● What the task requires:
Print the lines of the listing below verbatim from its first line through the line bearing "1.765, 1.771, 1.777]". Any pictures are to be omitted.

● Given data:
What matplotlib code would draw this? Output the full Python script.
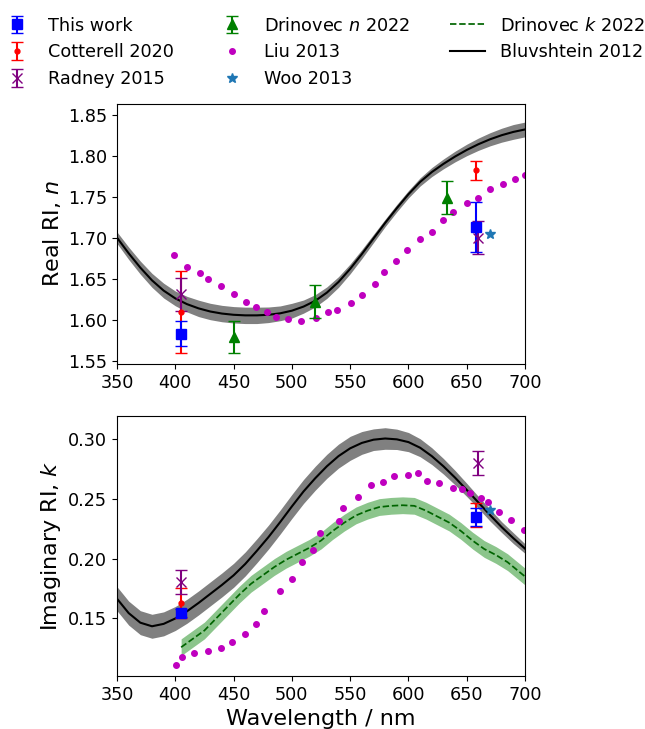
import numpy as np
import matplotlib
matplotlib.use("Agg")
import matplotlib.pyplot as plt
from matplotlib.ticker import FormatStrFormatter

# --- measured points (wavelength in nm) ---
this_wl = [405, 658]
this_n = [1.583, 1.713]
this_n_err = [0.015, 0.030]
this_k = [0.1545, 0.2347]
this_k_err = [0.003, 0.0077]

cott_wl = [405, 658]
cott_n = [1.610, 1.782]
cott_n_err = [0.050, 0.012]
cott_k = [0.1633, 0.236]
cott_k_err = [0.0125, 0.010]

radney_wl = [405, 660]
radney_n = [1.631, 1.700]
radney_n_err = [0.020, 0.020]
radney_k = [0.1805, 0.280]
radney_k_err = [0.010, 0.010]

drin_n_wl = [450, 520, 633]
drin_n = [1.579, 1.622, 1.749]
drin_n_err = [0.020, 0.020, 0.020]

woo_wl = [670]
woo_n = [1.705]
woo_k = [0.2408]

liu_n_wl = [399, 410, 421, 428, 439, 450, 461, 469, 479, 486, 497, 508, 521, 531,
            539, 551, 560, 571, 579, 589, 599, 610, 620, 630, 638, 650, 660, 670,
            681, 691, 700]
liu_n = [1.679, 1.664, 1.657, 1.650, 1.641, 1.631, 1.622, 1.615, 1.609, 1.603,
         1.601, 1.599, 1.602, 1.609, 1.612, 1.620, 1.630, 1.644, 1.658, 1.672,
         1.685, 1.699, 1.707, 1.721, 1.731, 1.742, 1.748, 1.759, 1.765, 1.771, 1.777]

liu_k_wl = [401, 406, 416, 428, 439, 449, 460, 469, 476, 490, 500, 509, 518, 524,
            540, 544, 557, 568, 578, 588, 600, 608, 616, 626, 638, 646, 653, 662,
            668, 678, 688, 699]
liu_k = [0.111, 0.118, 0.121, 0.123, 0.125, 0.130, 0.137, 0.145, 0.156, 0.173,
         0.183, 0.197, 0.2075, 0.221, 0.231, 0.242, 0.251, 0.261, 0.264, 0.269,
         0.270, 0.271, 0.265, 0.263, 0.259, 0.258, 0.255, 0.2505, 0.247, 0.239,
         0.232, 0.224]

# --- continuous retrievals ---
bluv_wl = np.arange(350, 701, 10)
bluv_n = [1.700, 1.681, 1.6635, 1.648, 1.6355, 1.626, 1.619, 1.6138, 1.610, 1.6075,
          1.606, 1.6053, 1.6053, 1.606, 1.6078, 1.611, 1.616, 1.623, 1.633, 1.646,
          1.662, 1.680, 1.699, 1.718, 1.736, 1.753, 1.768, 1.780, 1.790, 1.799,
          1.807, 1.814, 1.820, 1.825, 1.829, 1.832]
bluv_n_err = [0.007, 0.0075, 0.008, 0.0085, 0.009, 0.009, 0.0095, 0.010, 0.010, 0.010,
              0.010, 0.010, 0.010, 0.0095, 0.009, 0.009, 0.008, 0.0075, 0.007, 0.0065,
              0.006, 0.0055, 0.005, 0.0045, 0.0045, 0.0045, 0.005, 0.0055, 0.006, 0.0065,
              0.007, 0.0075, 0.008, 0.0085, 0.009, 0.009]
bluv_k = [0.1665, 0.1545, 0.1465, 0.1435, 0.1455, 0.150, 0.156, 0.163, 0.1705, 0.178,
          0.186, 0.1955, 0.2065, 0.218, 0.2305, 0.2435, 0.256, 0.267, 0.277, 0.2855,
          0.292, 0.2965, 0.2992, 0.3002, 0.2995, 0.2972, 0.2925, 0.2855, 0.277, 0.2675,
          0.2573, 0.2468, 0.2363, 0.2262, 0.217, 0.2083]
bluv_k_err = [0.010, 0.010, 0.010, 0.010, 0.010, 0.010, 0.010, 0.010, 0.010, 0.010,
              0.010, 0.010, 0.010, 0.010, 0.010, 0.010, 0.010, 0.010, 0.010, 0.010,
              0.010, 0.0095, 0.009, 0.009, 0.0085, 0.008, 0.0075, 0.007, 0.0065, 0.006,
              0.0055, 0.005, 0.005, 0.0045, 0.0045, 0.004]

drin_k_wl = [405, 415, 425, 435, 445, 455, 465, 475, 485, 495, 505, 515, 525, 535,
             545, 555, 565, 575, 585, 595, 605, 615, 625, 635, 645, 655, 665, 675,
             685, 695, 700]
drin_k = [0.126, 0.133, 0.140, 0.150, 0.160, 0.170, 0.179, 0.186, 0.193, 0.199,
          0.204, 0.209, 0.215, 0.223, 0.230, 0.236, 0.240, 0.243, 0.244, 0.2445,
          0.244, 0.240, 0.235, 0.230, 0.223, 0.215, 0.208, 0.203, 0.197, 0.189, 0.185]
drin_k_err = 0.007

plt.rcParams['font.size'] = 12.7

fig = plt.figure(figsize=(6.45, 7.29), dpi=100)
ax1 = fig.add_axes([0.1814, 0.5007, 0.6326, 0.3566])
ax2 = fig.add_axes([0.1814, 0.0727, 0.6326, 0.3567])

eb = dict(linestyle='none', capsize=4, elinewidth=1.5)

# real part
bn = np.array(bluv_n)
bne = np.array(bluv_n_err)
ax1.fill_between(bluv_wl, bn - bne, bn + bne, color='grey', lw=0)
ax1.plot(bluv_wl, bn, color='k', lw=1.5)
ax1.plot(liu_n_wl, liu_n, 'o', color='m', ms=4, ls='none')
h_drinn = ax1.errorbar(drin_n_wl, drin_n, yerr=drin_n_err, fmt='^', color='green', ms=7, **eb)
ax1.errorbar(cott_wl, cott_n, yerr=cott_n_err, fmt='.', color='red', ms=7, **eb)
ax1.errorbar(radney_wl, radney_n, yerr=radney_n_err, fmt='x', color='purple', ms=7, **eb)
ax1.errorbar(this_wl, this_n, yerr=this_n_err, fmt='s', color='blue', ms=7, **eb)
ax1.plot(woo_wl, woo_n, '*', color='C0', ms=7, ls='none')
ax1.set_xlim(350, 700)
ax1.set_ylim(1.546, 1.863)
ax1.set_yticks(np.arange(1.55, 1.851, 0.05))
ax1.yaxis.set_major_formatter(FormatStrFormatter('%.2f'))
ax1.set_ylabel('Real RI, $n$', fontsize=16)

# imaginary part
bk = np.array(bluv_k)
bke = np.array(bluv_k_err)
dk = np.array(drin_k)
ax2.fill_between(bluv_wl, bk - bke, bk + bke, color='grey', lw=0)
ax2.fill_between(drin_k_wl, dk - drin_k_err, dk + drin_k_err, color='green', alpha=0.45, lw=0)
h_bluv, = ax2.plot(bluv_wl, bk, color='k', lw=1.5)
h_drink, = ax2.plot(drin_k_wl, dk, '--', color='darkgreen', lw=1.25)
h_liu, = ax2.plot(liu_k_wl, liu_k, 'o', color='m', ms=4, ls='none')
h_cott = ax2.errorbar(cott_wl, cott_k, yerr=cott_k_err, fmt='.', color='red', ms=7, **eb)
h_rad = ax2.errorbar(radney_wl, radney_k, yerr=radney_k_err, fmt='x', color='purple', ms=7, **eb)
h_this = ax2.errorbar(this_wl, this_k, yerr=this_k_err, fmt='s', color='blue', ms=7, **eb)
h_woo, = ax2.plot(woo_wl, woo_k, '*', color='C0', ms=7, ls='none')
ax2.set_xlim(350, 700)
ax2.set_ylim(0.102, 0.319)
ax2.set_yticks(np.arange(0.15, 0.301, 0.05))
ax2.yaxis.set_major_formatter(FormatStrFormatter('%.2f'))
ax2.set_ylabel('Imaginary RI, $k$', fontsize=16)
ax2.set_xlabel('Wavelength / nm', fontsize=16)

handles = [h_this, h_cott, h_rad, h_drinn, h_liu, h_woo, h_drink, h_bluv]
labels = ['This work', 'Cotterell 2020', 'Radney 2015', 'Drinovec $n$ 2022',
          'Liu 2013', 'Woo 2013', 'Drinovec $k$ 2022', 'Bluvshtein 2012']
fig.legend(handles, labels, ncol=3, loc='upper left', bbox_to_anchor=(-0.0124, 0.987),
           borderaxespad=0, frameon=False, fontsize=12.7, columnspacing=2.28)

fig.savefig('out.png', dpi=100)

● Reply:
What matplotlib code would draw this? Output the full Python script.
import numpy as np
import matplotlib
matplotlib.use("Agg")
import matplotlib.pyplot as plt
from matplotlib.ticker import FormatStrFormatter

# --- measured points (wavelength in nm) ---
this_wl = [405, 658]
this_n = [1.583, 1.713]
this_n_err = [0.015, 0.030]
this_k = [0.1545, 0.2347]
this_k_err = [0.003, 0.0077]

cott_wl = [405, 658]
cott_n = [1.610, 1.782]
cott_n_err = [0.050, 0.012]
cott_k = [0.1633, 0.236]
cott_k_err = [0.0125, 0.010]

radney_wl = [405, 660]
radney_n = [1.631, 1.700]
radney_n_err = [0.020, 0.020]
radney_k = [0.1805, 0.280]
radney_k_err = [0.010, 0.010]

drin_n_wl = [450, 520, 633]
drin_n = [1.579, 1.622, 1.749]
drin_n_err = [0.020, 0.020, 0.020]

woo_wl = [670]
woo_n = [1.705]
woo_k = [0.2408]

liu_n_wl = [399, 410, 421, 428, 439, 450, 461, 469, 479, 486, 497, 508, 521, 531,
            539, 551, 560, 571, 579, 589, 599, 610, 620, 630, 638, 650, 660, 670,
            681, 691, 700]
liu_n = [1.679, 1.664, 1.657, 1.650, 1.641, 1.631, 1.622, 1.615, 1.609, 1.603,
         1.601, 1.599, 1.602, 1.609, 1.612, 1.620, 1.630, 1.644, 1.658, 1.672,
         1.685, 1.699, 1.707, 1.721, 1.731, 1.742, 1.748, 1.759, 1.765, 1.771, 1.777]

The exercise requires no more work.